Helada y hambre, haches letales para que el hombre hable: el 14 de julio de 1789, los ciudadanos se apoderaron de 30 cañones y 40.000 armas. Ahora faltaban la pólvora y las balas. Por eso, los insurgentes se dirigieron hacia la fortaleza de la Bastilla. Horas más tarde gritaron victoria con trofeo incluido: varias cabezas clavadas en la punta de sus lanzas.
El temor ante una inminente muerte estimuló a los reyes a huir de Francia: el 20 de junio de 1791, Luis XVI y María Antonieta escaparon del Palacio de las Tullerías. No obstante, en la ciudad de Varennes, a aproximadamente 250 kilómetros de la capital, los descubrieron. Después de un viaje de trece horas en el que sufrieron insultos y escupitajos, regresaron al palacio, en donde ya se hablaba de una República.
En las Tullerías, ahora eran prisioneros: María Antonieta no podía cerrar la puerta de su dormitorio ni siquiera cuando se acostaba.
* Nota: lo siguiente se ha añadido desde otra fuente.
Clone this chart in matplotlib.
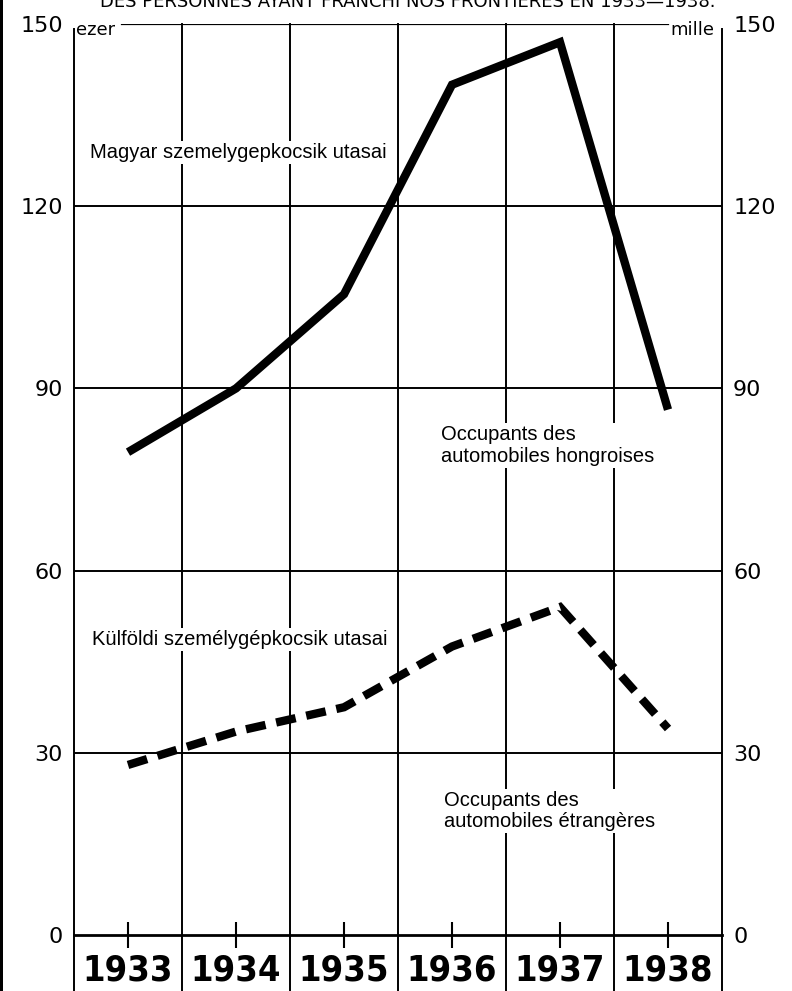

Su perro, que dormía debajo de su cama, le avisaba cuando alguien entraba a la habitación.
No fueron ladridos sino cañonazos los que le informaron a la reina, el 21 de enero de 1793, que Luis XVI había sido asesinado. Los estruendos le sacaron el apetito y también el sueño.
Meses después, la trasladaron a la cárcel de la Conserjería. El calabozo de 15 metros cuadrados en el que transcurrió sus últimos días pronto se transformó en una jaula de zoológico: a cambio de dinero, todo aquel que quisiera ver a María Antonieta detrás de los barrotes podía hacerlo.
El 15 de octubre de 1793, a sus 38 años, la condenaron a muerte por "alta traición". Al día siguiente le cortaron el pelo y también la cabeza. Sobre el cadalso, miles y miles de parisinos vieron esos ojos inyectados en sangre rodar por los suelos.
Dicen que ella nunca usaba dos veces el mismo vestido. En su última mañana quiso recibir a la muerte con ropa de luto, pero le prohibieron el negro. Fue la única vez que María Antonieta confundió de moda y de fiesta: toda de blanco, vestida de casamiento, la última reina de Francia asistió a su velorio.